begin Records for the task

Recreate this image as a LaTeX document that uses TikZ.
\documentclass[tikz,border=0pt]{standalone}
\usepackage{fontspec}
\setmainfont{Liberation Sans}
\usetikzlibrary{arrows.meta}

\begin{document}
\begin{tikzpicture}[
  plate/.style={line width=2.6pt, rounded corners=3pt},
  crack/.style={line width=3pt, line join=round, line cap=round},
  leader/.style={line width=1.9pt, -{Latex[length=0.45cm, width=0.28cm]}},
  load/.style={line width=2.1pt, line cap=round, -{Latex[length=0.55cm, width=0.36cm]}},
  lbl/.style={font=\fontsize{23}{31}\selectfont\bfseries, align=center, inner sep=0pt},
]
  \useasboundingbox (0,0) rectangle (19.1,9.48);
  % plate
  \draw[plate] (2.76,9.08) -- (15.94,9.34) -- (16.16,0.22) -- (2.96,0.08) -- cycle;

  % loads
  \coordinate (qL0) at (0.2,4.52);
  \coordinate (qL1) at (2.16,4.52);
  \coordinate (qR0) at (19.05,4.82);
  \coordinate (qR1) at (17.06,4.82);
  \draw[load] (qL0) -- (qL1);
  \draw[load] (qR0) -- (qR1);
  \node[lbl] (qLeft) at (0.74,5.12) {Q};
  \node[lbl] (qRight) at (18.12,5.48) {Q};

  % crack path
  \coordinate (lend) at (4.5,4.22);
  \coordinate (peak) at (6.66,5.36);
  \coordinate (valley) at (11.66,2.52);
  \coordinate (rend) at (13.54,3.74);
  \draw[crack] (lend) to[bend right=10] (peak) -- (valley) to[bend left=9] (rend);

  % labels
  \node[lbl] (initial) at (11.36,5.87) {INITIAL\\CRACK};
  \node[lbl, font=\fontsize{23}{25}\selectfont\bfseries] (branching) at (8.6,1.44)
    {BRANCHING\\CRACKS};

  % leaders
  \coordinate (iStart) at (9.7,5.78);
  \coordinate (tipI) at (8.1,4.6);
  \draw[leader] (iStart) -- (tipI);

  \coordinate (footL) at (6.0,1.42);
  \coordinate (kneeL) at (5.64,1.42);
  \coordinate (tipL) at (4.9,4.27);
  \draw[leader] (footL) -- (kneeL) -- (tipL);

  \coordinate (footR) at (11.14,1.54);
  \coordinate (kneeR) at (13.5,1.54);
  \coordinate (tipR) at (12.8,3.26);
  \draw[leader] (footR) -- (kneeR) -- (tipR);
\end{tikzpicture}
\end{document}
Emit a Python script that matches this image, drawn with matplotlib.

end Records for the task

Exercise instructions: Repeat each of the entries above precisely as given.

Solution to the problem:
Recreate this image as a LaTeX document that uses TikZ.
\documentclass[tikz,border=0pt]{standalone}
\usepackage{fontspec}
\setmainfont{Liberation Sans}
\usetikzlibrary{arrows.meta}

\begin{document}
\begin{tikzpicture}[
  plate/.style={line width=2.6pt, rounded corners=3pt},
  crack/.style={line width=3pt, line join=round, line cap=round},
  leader/.style={line width=1.9pt, -{Latex[length=0.45cm, width=0.28cm]}},
  load/.style={line width=2.1pt, line cap=round, -{Latex[length=0.55cm, width=0.36cm]}},
  lbl/.style={font=\fontsize{23}{31}\selectfont\bfseries, align=center, inner sep=0pt},
]
  \useasboundingbox (0,0) rectangle (19.1,9.48);
  % plate
  \draw[plate] (2.76,9.08) -- (15.94,9.34) -- (16.16,0.22) -- (2.96,0.08) -- cycle;

  % loads
  \coordinate (qL0) at (0.2,4.52);
  \coordinate (qL1) at (2.16,4.52);
  \coordinate (qR0) at (19.05,4.82);
  \coordinate (qR1) at (17.06,4.82);
  \draw[load] (qL0) -- (qL1);
  \draw[load] (qR0) -- (qR1);
  \node[lbl] (qLeft) at (0.74,5.12) {Q};
  \node[lbl] (qRight) at (18.12,5.48) {Q};

  % crack path
  \coordinate (lend) at (4.5,4.22);
  \coordinate (peak) at (6.66,5.36);
  \coordinate (valley) at (11.66,2.52);
  \coordinate (rend) at (13.54,3.74);
  \draw[crack] (lend) to[bend right=10] (peak) -- (valley) to[bend left=9] (rend);

  % labels
  \node[lbl] (initial) at (11.36,5.87) {INITIAL\\CRACK};
  \node[lbl, font=\fontsize{23}{25}\selectfont\bfseries] (branching) at (8.6,1.44)
    {BRANCHING\\CRACKS};

  % leaders
  \coordinate (iStart) at (9.7,5.78);
  \coordinate (tipI) at (8.1,4.6);
  \draw[leader] (iStart) -- (tipI);

  \coordinate (footL) at (6.0,1.42);
  \coordinate (kneeL) at (5.64,1.42);
  \coordinate (tipL) at (4.9,4.27);
  \draw[leader] (footL) -- (kneeL) -- (tipL);

  \coordinate (footR) at (11.14,1.54);
  \coordinate (kneeR) at (13.5,1.54);
  \coordinate (tipR) at (12.8,3.26);
  \draw[leader] (footR) -- (kneeR) -- (tipR);
\end{tikzpicture}
\end{document}
Emit a Python script that matches this image, drawn with matplotlib.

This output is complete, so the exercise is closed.